In a reversal from past research (see here and here) consumers are more likely to share good experiences than bad ones, according to a recent Temkin Group survey. In fact, just 14% of the 10,000 US consumers surveyed said they were tight-lipped following a recent very good experience with a company, compared to 35% who didn’t tell anyone following a very bad experience.
The most common way of responding to a very good or very bad experience was to tell friends about it via email, phone, or in-person, something which roughly half of respondents reported doing. The next-most popular way of reacting to an interaction was to send feedback directly to the company, which one-quarter did following a very good experience and 30% did following a very bad experience.
Close behind, almost one-quarter (23%) reported writing something about the experience on Facebook, with this response equally likely regardless of the nature of the experience.
It’s somewhat surprising to see more claiming to withhold information about a bad than good experience, as the individual responses surveyed saw relatively equal levels of action. This suggests that while fewer consumers share their negative experiences, they do so using more channels.

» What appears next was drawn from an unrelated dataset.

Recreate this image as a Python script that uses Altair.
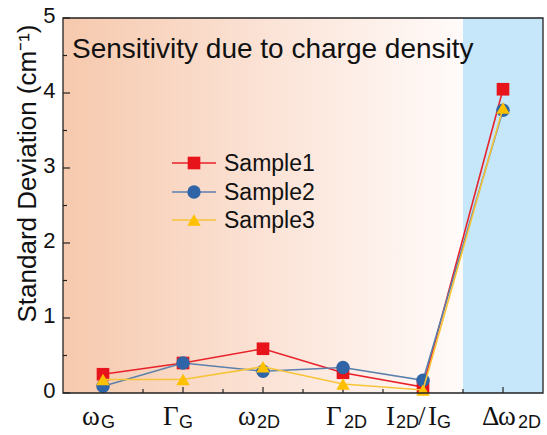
import altair as alt
import pandas as pd

# ---- data ----
categories = ["ωG", "ΓG", "ω2D", "Γ2D", "I2D/IG", "Δω2D"]
cat_index = [1, 2, 3, 4, 5, 6]
series_names = ["Sample1", "Sample2", "Sample3"]
sample1 = [0.25, 0.40, 0.59, 0.27, 0.08, 4.05]
sample2 = [0.09, 0.40, 0.29, 0.34, 0.17, 3.77]
sample3 = [0.18, 0.18, 0.35, 0.12, 0.04, 3.80]
y_major = [0, 1, 2, 3, 4, 5]
y_minor = [0.5, 1.5, 2.5, 3.5, 4.5]
x_major = [1, 2, 3, 4, 5, 6]
x_minor = [1.5, 2.5, 3.5, 4.5, 5.5]

W, H = 480, 375
xs = alt.Scale(domain=[0.5, 6.5], nice=False, zero=False)
ys = alt.Scale(domain=[0, 5], nice=False, zero=False)

line_colors = ["#E8212A", "#5B80AC", "#F7C438"]
mark_colors = ["#E8141B", "#2F65A6", "#FFC000"]
shapes = ["square", "circle", "triangle-up"]
sizes = [160, 180, 180]

rows = []
for name, vals in zip(series_names, [sample1, sample2, sample3]):
    for c, i, v in zip(categories, cat_index, vals):
        rows.append({"series": name, "cat": c, "idx": i, "value": v})
df = pd.DataFrame(rows)

bg = pd.DataFrame({"x1": [0.5, 5.5], "x2": [5.5, 6.5], "y1": [0, 0], "y2": [5, 5], "part": ["grad", "blue"]})

base = alt.Chart(df)

grad = alt.Chart(bg).transform_filter(alt.datum.part == "grad").mark_rect(
    fill=alt.LinearGradient(
        gradient="linear",
        stops=[alt.GradientStop(color="#F6C9AD", offset=0),
               alt.GradientStop(color="#FBE2D5", offset=0.5),
               alt.GradientStop(color="#FFFBFA", offset=1)],
        x1=0, x2=1, y1=0, y2=0),
    stroke=None,
).encode(
    x=alt.X("x1:Q", scale=xs, axis=alt.Axis(labels=False, ticks=False, domain=False, grid=False, title=None)),
    x2="x2:Q",
    y=alt.Y("y1:Q", scale=ys, axis=alt.Axis(
        values=y_major, format="d", ticks=False, domain=False, grid=False,
        labelFont="Liberation Sans", labelFontSize=22, labelColor="#111",
        labelPadding=8, labelOffset=-3,
        title="Standard Deviation (cm⁻¹)", titleFont="Liberation Sans",
        titleFontSize=26, titleFontWeight="normal", titleColor="#111",
        titleAngle=-90, titleX=-36, titleY=155, titleAlign="center", titleBaseline="middle")),
    y2="y2:Q",
)

blue = alt.Chart(bg).transform_filter(alt.datum.part == "blue").mark_rect(fill="#C6E6FA").encode(
    x=alt.X("x1:Q", scale=xs), x2="x2:Q", y=alt.Y("y1:Q", scale=ys), y2="y2:Q")

layers = [grad, blue]

# ticks (inward)
tx_major = alt.Chart(pd.DataFrame({"t": x_major})).mark_rule(color="#222", strokeWidth=1.2).encode(
    x=alt.X("t:Q", scale=xs), y=alt.value(H), y2=alt.value(H - 6))
tx_minor = alt.Chart(pd.DataFrame({"t": x_minor})).mark_rule(color="#222", strokeWidth=1.2).encode(
    x=alt.X("t:Q", scale=xs), y=alt.value(H), y2=alt.value(H - 4))
ty_major = alt.Chart(pd.DataFrame({"t": y_major})).mark_rule(color="#222", strokeWidth=1.2).encode(
    y=alt.Y("t:Q", scale=ys), x=alt.value(0), x2=alt.value(7))
ty_minor = alt.Chart(pd.DataFrame({"t": y_minor})).mark_rule(color="#222", strokeWidth=1.2).encode(
    y=alt.Y("t:Q", scale=ys), x=alt.value(0), x2=alt.value(4))
layers += [tx_major, tx_minor, ty_major, ty_minor]

# series
for k, name in enumerate(series_names):
    sub = base.transform_filter(alt.datum.series == name)
    ln = sub.mark_line(color=line_colors[k], strokeWidth=1.6).encode(
        x=alt.X("idx:Q", scale=xs), y=alt.Y("value:Q", scale=ys), order="idx:Q")
    pt = sub.mark_point(shape=shapes[k], filled=True, opacity=1, size=sizes[k],
                        color=mark_colors[k]).encode(
        x=alt.X("idx:Q", scale=xs), y=alt.Y("value:Q", scale=ys))
    layers += [ln, pt]

# frame
frame = alt.Chart(bg).transform_filter(alt.datum.part == "grad").mark_rect(
    fill=None, stroke="#222", strokeWidth=1.3).encode(
    x=alt.datum(0.5, scale=xs), x2=alt.datum(6.5), y=alt.datum(0, scale=ys), y2=alt.datum(5))
layers.append(frame)

# legend (manual)
leg_y = [145, 174, 202]
for k, name in enumerate(series_names):
    r = alt.Chart(pd.DataFrame({"s": [name]})).mark_rule(color=line_colors[k], strokeWidth=1.6).encode(
        x=alt.value(109), x2=alt.value(153), y=alt.value(leg_y[k]))
    p = alt.Chart(pd.DataFrame({"s": [name]})).mark_point(shape=shapes[k], filled=True, opacity=1,
                                                          size=sizes[k], color=mark_colors[k]).encode(
        x=alt.value(131), y=alt.value(leg_y[k]))
    t = alt.Chart(pd.DataFrame({"s": [name]})).mark_text(
        align="left", baseline="middle", font="Liberation Sans", fontSize=23, color="#111").encode(
        x=alt.value(161), y=alt.value(leg_y[k] + 1), text="s:N")
    layers += [r, p, t]

# title inside
title = alt.Chart(pd.DataFrame({"s": ["Sensitivity due to charge density"]})).mark_text(
    align="left", baseline="alphabetic", font="Liberation Sans", fontSize=28, color="#111").encode(
    x=alt.value(9), y=alt.value(40), text="s:N")
layers.append(title)

# x tick labels built from pieces (symbol + subscript)
pieces = [
    (1, [("ω", "main", -21), ("G", "sub", -2)]),
    (2, [("Γ", "main", -20), ("G", "sub", -4)]),
    (3, [("ω", "main", -25), ("2D", "sub", -6)]),
    (4, [("Γ", "main", -17), ("2D", "sub", 1)]),
    (5, [("I", "main", -37), ("2D", "sub", -27), ("/", "main", -5), ("I", "main", 5), ("G", "sub", 14)]),
    (6, [("Δ", "main", -21), ("ω", "main", -5), ("2D", "sub", 15)]),
]
for idx, parts in pieces:
    for txt, kind, dx in parts:
        if kind == "main":
            m = alt.Chart(pd.DataFrame({"s": [txt]})).mark_text(
                align="left", baseline="alphabetic", font="Liberation Serif", fontSize=27,
                color="#111", dx=dx).encode(
                x=alt.datum(idx, scale=xs), y=alt.value(H + 32), text="s:N")
        else:
            m = alt.Chart(pd.DataFrame({"s": [txt]})).mark_text(
                align="left", baseline="alphabetic", font="Liberation Sans", fontSize=18,
                color="#111", dx=dx).encode(
                x=alt.datum(idx, scale=xs), y=alt.value(H + 35), text="s:N")
        layers.append(m)

chart = alt.layer(*layers).properties(
    width=W, height=H,
    padding={"left": 63, "top": 18, "right": 4, "bottom": 42},
    autosize=alt.AutoSizeParams(type="none"),
    background="white",
).configure_view(stroke=None)

chart.save("out.html", embed_options={"renderer": "svg", "actions": False})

Pay-TV and Internet Service Providers Give the Worst Experiences
The study finds that almost one-fifth of consumers who have interacted with internet service providers and TV service providers have had a bad experience, easily the highest percentage among the 20 industries tracked. That’s supported by other Temkin Group research showing that companies in these sectors have among the lowest customer experience ratings and by ACSI research demonstrating that customer satisfaction with these industries is lower than any other.
Supermarkets delivered the lowest rate of negative experiences, at just 3.9%. That tallies with the above-mentioned Temkin Group data, in which supermarkets dotted the list of companies with the best customer experience ratings.
Meanwhile, investment firms were the most likely to respond well to a bad experience, while internet and TV service companies were the least likely to provide a good response.
About the Data: The results are based on a survey fielded in Q1 2017 among 10,000 US consumers.